No need to modify requests unless you also want to adjust resource reservations for better scheduling alignment.
Note: The heap memory size in ES_JAVA_OPTS must be smaller than limits.memory, and limits.memory must be smaller than the node (host) total memory; otherwise, OOM or scheduling failures may occur.

Restart Elasticsearch


kubectl rollout restart sts multi-master -n default

Validation Test


kubectl exec -it multi-master-0 -n default -- curl -s http://multi-master:9200/_nodes/stats/jvm?pretty   | grep -E '"heap_used_in_bytes"|"heap_max_in_bytes"|"heap_used_percent"'

Sample Output


          "heap_used_in_bytes" : 1731749680,
          "heap_used_percent" : 40,
          "heap_max_in_bytes" : 4294967296,
          "heap_used_in_bytes" : 1786740736,
          "heap_used_percent" : 41,
          "heap_max_in_bytes" : 4294967296,
          "heap_used_in_bytes" : 2153311232,
          "heap_used_percent" : 50,
          "heap_max_in_bytes" : 4294967296,

heap_used_in_bytes: Current heap memory usage (in bytes).
heap_max_in_bytes: Maximum heap memory (in bytes). 4294967296 → 4GB (-Xmx4g).
heap_used_percent: Heap memory usage percentage.
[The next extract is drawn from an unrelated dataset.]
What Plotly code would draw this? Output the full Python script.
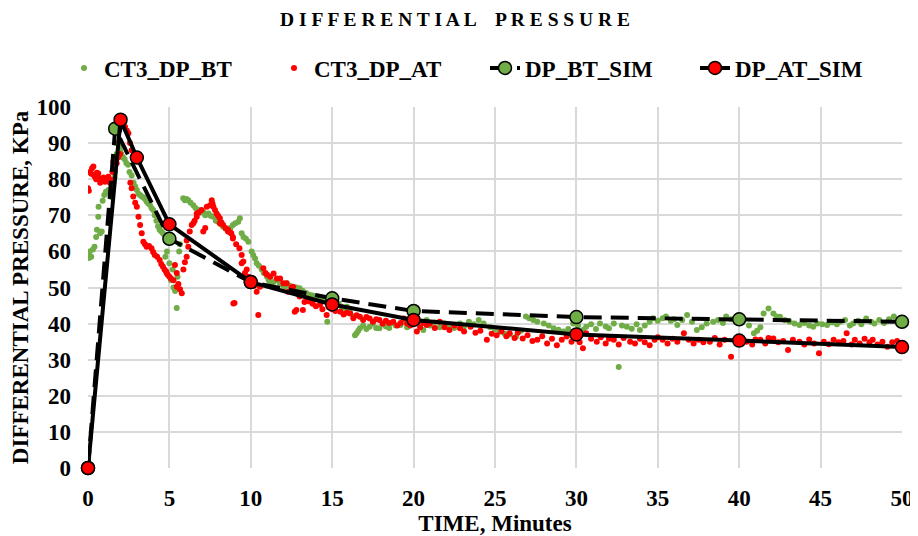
import plotly.graph_objects as go

# ---- measured data: CT3_DP_BT (time [min], dp [kPa]) ----
bt_pts = [
 (0.0,59),(0.05,58.2),(0.1,60),(0.15,58.5),(0.2,58.5),(0.3,60.5),(0.4,61.3),(0.5,64),(0.55,66),(0.63,69.6),
 (0.65,72.4),(0.75,65),(0.84,65.5),(0.9,74),(1.0,75.6),(1.1,76.5),(1.25,77),(1.35,76),(1.45,75),(1.5,77.5),
 (1.56,79),(1.62,80.5),(1.66,82),(1.72,85),(1.76,87),(1.7,90),(1.86,90),(1.92,89),(1.97,88),(2.05,87),
 (2.16,86),(2.25,85.5),(2.35,84.5),(2.46,84),(2.55,82),(2.68,81),(2.8,79),(2.9,78),(3.0,77),(3.1,76),
 (3.2,75.6),(3.3,75.2),(3.4,75),(3.5,74.5),(3.6,73.8),(3.7,73.3),(3.8,72.9),(3.9,72),(4.0,71.5),(4.1,70),
 (4.2,68.5),(4.3,67),(4.4,66),(4.5,65.5),(4.6,65),(4.7,64.5),(4.8,64),(4.9,63),(4.75,58.5),(4.85,60),
 (5.0,56.7),(5.1,52),(5.2,55),(5.25,50),(5.35,49),(5.45,44.3),(5.5,53),(5.6,60),(5.65,62),
 (5.85,74.7),(5.95,74.2),(6.05,74.5),(6.16,74.2),(6.3,73.5),(6.47,72.8),(6.6,72),(6.78,71.5),(6.9,70.8),
 (7.08,71),(7.2,70),(7.4,70.5),(7.55,69.8),(7.7,69.6),(7.85,68.5),(8.0,68.2),(8.15,67.5),(8.3,66.8),
 (8.45,66.3),(8.6,66),(8.75,66.5),(8.9,67.3),(9.05,67.8),(9.23,68.2),(9.33,69.2),(9.44,65),(9.55,64),
 (9.7,63.5),(9.85,62.7),(10.05,60),(10.15,59),(10.26,58),(10.36,56.7),(10.5,56),(10.67,55),(10.8,54),
 (11.0,53),(11.1,52),(11.2,51.2),(11.4,51.5),(11.6,52),(11.8,51),(12.0,50.5),(12.1,50.2),(12.2,51.2),
 (12.4,50.5),(12.6,49.5),(12.8,50),(13.0,49.8),(13.2,49),(13.4,48.5),(13.6,48),(13.8,47.8),(14.0,47.5),
 (14.1,47.5),(14.3,46.8),(14.5,46.5),(14.7,40.5),(14.9,47.5),(15.1,46),(15.25,45),(15.4,45.6),(15.6,44.5),
 (15.75,43.5),(15.9,44.7),(16.1,43),(16.3,42),(16.4,36.8),(16.5,37.3),(16.6,38),(16.7,38.7),(16.9,39.5),
 (17.1,38.5),(17.3,39.1),(17.5,40),(17.7,38.8),(17.9,38.7),(18.1,39.8),(18.3,39.2),(18.5,38.8),(18.7,40.2),
 (18.9,39.5),(19.2,39.6),(19.4,40.5),(19.6,39),(19.8,41),(20.2,41),(20.4,40),(20.6,38.2),(20.8,41),
 (21.0,39.5),(21.3,40.3),(21.6,39),(21.9,40),(22.2,39.5),(22.5,38.8),(22.85,40),(23.1,39.2),(23.4,40.5),
 (23.7,39.8),(24.0,41),(24.3,40),(24.7,39),(25.0,38.5),(25.3,37.8),(25.6,37.2),(25.9,37),(26.3,36.4),
 (26.6,38),(26.9,42),(27.1,41.5),(27.35,41),(27.6,40.5),(28.0,40),(28.3,39.5),(28.6,38.7),(28.9,38.3),
 (29.2,37.8),(29.5,38.5),(29.8,40),(30.1,39.5),(30.4,38.2),(30.6,39.1),(30.9,39.8),(31.2,38.5),(31.45,40),
 (31.8,39.2),(32.0,38.7),(32.3,40),(32.6,28),(32.8,39.5),(33.1,39.1),(33.4,38.6),(33.7,39.8),(33.9,38.2),
 (34.2,39.5),(34.5,40.5),(34.7,41.5),(35.0,40.8),(35.3,41.5),(35.5,42),(35.8,40.8),(36.0,41.2),(36.2,39.6),
 (36.5,41),(36.8,42.4),(37.1,40.5),(37.4,38.2),(37.7,39),(38.0,40),(38.4,40.5),(38.7,41),(39.0,40.2),
 (39.2,42),(39.5,41.2),(39.8,40.5),(40.0,41),(40.25,41),(40.6,39.5),(40.9,37.3),(41.1,38),(41.3,39),
 (41.5,42.8),(41.8,44.2),(42.1,42.8),(42.3,42),(42.5,41.9),(42.8,41),(43.1,40.5),(43.4,40),(43.7,39.6),
 (44.0,40.2),(44.3,39.5),(44.55,39.1),(44.8,40),(45.1,39.8),(45.4,39.6),(45.7,40.3),(46.0,39.8),(46.2,40.5),
 (46.5,41),(46.8,39.5),(47.0,40),(47.3,40.8),(47.5,39.8),(47.8,41.4),(48.1,40.5),(48.3,40),(48.6,41),
 (48.9,40.2),(49.2,41.2),(49.5,42),(49.8,40.5),(50.0,40),
]

# ---- measured data: CT3_DP_AT ----
at_pts = [
 (0.0,77.5),(0.05,76.8),(0.12,82),(0.2,81.5),(0.25,83),(0.33,83.5),(0.38,81),(0.43,80.7),(0.5,80),(0.55,81.8),
 (0.63,81.6),(0.7,80.2),(0.75,79),(0.84,79.8),(0.95,80.5),(1.04,79.3),(1.15,80),(1.25,80.7),(1.35,79),(1.45,79.8),
 (1.5,82),(1.56,84.8),(1.65,85.5),(1.76,84.4),(1.85,86),(1.97,87),(2.1,95),(2.27,94.5),(2.38,93.5),(2.48,92.7),
 (2.58,90),(2.68,88),(2.6,79),(2.68,77.5),(2.78,75.2),(2.9,73.5),(3.0,72.4),(3.1,69.6),(3.2,67.3),(3.3,65),
 (3.4,62.7),(3.5,62),(3.6,61.3),(3.75,61.5),(3.9,60.9),(4.0,59.8),(4.1,59),(4.25,58.5),(4.4,57.6),(4.5,56.5),
 (4.6,55.8),(4.7,55),(4.8,54.4),(4.83,54),(4.9,53.5),(5.0,53),(5.1,52.5),(5.25,52),(5.34,56.2),(5.45,54),
 (5.45,50.2),(5.55,51),(5.65,49.5),(5.76,48.4),(5.86,55),(5.95,57),(6.06,58.5),(6.16,61.3),(6.06,63),(6.25,65.5),
 (6.37,67.3),(6.47,67.8),(6.55,68.5),(6.68,69.6),(6.68,70.5),(6.8,70.8),(6.98,71.5),(7.08,65.5),(7.2,66.5),(7.3,72.4),
 (7.5,72.8),(7.6,74.2),(7.65,73.2),(7.7,72.4),(7.8,71.5),(7.9,70.5),(8.0,69.8),(8.1,69.2),(8.1,67.8),(8.2,68),
 (8.3,67.3),(8.45,66.5),(8.6,66),(8.6,65.5),(8.75,65.2),(8.8,65),(8.9,64),(8.9,63.6),(8.93,45.6),(9.0,45.7),
 (9.1,62),(9.3,60.9),(9.44,59),(9.44,56.7),(9.54,57.2),(9.64,54),(9.75,55),(9.85,53),(10.0,52),(10.2,50.5),
 (10.36,48.8),(10.46,42.4),(10.56,50.2),(10.77,55.3),(10.9,54),(11.0,53.5),(11.2,53),(11.4,53.9),(11.6,52.5),(11.8,52.5),
 (12.0,51.2),(12.2,51.2),(12.3,48.8),(12.5,50),(12.6,50.2),(12.7,43.3),(12.8,48.4),(12.8,43.8),(13.0,47.5),(13.2,43.8),
 (13.3,46),(13.5,46.5),(13.6,46.1),(13.8,45.5),(14.0,44.8),(14.25,45.2),(14.4,44),(14.66,42.4),(14.8,44.5),(15.0,44),
 (15.2,43.5),(15.5,43.3),(15.7,42.5),(15.9,43),(16.1,42.8),(16.3,41.5),(16.5,42.3),(16.7,41.9),(16.9,41),(17.1,41.8),
 (17.3,41.4),(17.5,40.5),(17.7,41.2),(17.9,41),(18.1,40),(18.3,40.8),(18.5,40.2),(18.75,40.5),(19.0,39.5),(19.2,40.2),
 (19.4,41.4),(19.6,40),(19.8,39.5),(20.2,37.8),(20.4,39),(20.6,40.2),(20.8,39.6),(21.0,40),(21.3,38.8),(21.6,40.5),
 (21.9,39),(22.2,38.2),(22.5,39.5),(22.85,38.7),(23.1,37.8),(23.5,39.1),(23.8,37.5),(24.1,38),(24.5,35.5),(24.8,37.2),
 (25.1,36.8),(25.4,37.8),(25.7,36.5),(25.9,37.3),(26.2,36),(26.4,37.5),(26.7,35.9),(27.0,36.8),(27.3,35.2),(27.6,35.5),
 (27.9,36.5),(28.2,34.5),(28.5,35.8),(28.8,34),(29.1,35.5),(29.4,36.4),(29.7,35),(30.0,36.4),(30.2,34.8),(30.4,33.2),
 (30.6,37.3),(30.9,35.8),(31.25,35),(31.5,36.2),(31.8,34.5),(32.0,35.8),(32.3,35.5),(32.6,34.2),(32.9,36),(33.3,35),
 (33.6,34.5),(33.9,35.8),(34.2,34.8),(34.5,34),(34.8,35.5),(35.0,36.2),(35.3,35.5),(35.6,34.5),(35.9,35.8),(36.2,35),
 (36.6,37.3),(36.9,35.5),(37.2,34.5),(37.5,35.5),(37.8,34.8),(38.2,35),(38.5,36),(38.8,34.2),(39.1,35.5),(39.5,30.8),
 (39.85,35),(40.1,35.8),(40.45,35),(40.8,34.2),(41.0,35.6),(41.3,35.5),(41.6,34.5),(41.8,36),(42.1,35.9),(42.4,34.8),
 (42.7,35.2),(43.0,32.7),(43.3,35.5),(43.7,35),(44.0,34.2),(44.3,35.6),(44.6,34.5),(44.9,31.8),(45.2,35),(45.5,34.3),
 (45.8,35.5),(46.1,34.8),(46.4,35.2),(46.6,37.3),(46.9,34.2),(47.1,35.5),(47.4,34.5),(47.7,35.8),(48.0,34.8),(48.2,35.5),
 (48.5,34.2),(48.8,35),(49.1,33.6),(49.4,34.8),(49.7,35.2),(49.9,34),
]

bt_time = [p[0] for p in bt_pts]
bt_dp = [p[1] for p in bt_pts]
at_time = [p[0] for p in at_pts]
at_dp = [p[1] for p in at_pts]

# ---- simulation results ----
bt_sim_time = [0, 1.67, 5, 10, 15, 20, 30, 40, 50]
bt_sim_dp = [0, 94, 63.5, 51.5, 47, 43.5, 41.8, 41.2, 40.5]
at_sim_time = [0, 2, 3, 5, 10, 15, 20, 30, 40, 50]
at_sim_dp = [0, 96.5, 86, 67.5, 51.5, 45.3, 41, 37, 35.3, 33.5]

x_ticks = [0, 5, 10, 15, 20, 25, 30, 35, 40, 45, 50]
y_ticks = [0, 10, 20, 30, 40, 50, 60, 70, 80, 90, 100]

GREEN = "#70ad47"
RED = "#ff0000"
FONT = "Liberation Serif"
OFF = 8                      # page body margin of the browser
W, H = 918 - OFF, 536 - OFF

fig = go.Figure()
fig.add_trace(go.Scatter(x=bt_time, y=bt_dp, mode="markers", name="CT3_DP_BT", legend="legend",
                         marker=dict(color=GREEN, size=6)))
fig.add_trace(go.Scatter(x=at_time, y=at_dp, mode="markers", name="CT3_DP_AT", legend="legend2",
                         marker=dict(color=RED, size=6)))
fig.add_trace(go.Scatter(x=bt_sim_time, y=bt_sim_dp, mode="lines+markers", name="DP_BT_SIM", legend="legend3",
                         line=dict(color="black", width=4, dash="18px,9px"),
                         marker=dict(color=GREEN, size=13, line=dict(color="black", width=1.5)),
                         cliponaxis=False))
fig.add_trace(go.Scatter(x=at_sim_time, y=at_sim_dp, mode="lines+markers", name="DP_AT_SIM", legend="legend4",
                         line=dict(color="black", width=4),
                         marker=dict(color=RED, size=13, line=dict(color="black", width=1.5)),
                         cliponaxis=False))

title_text = " ".join("DIFFERENTIAL") + "    " + " ".join("PRESSURE")

def leg(xpx):
    return dict(orientation="h", xref="container", yref="container",
                x=(xpx - OFF) / W, xanchor="left", y=1 - (68 - OFF) / H, yanchor="middle",
                font=dict(family=FONT, size=23, weight="bold"), bgcolor="rgba(0,0,0,0)")

fig.update_layout(
    width=W, height=H,
    margin=dict(l=88 - OFF, r=16, t=107 - OFF, b=68, autoexpand=False),
    paper_bgcolor="white", plot_bgcolor="white",
    font=dict(family=FONT, color="black", size=23, weight="bold"),
    title=dict(text=title_text, x=(455 - OFF) / W, xanchor="center", xref="container",
               y=1 - (19 - OFF) / H, yanchor="middle", yref="container",
               font=dict(family=FONT, size=19.5, weight="bold")),
    legend=leg(64), legend2=leg(274), legend3=leg(485), legend4=leg(695),
    showlegend=True,
)
fig.update_xaxes(range=[0, 50], tickvals=x_ticks, showgrid=True, gridcolor="#d9d9d9", gridwidth=1.5,
                 zeroline=False, showline=False, ticks="", ticklabelstandoff=14,
                 title=dict(text="TIME, Minutes", font=dict(size=23), standoff=6),
                 tickfont=dict(size=23))
fig.update_yaxes(range=[0, 100], tickvals=y_ticks, showgrid=True, gridcolor="#d9d9d9", gridwidth=1.5,
                 zeroline=False, showline=False, ticks="", ticklabelstandoff=16,
                 title=dict(text="DIFFERENTIAL PRESSURE, KPa", font=dict(size=23), standoff=10),
                 tickfont=dict(size=23))

fig.write_html("out.html")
This guide has detailed the steps to adjust the heap memory of an Elasticsearch cluster, from modifying configurations to validating effectiveness. Proper memory configuration significantly improves ES performance and stability, ensuring efficient operation with large datasets. Remember to follow memory size rules and consider overall cluster resource allocation when adjusting configurations.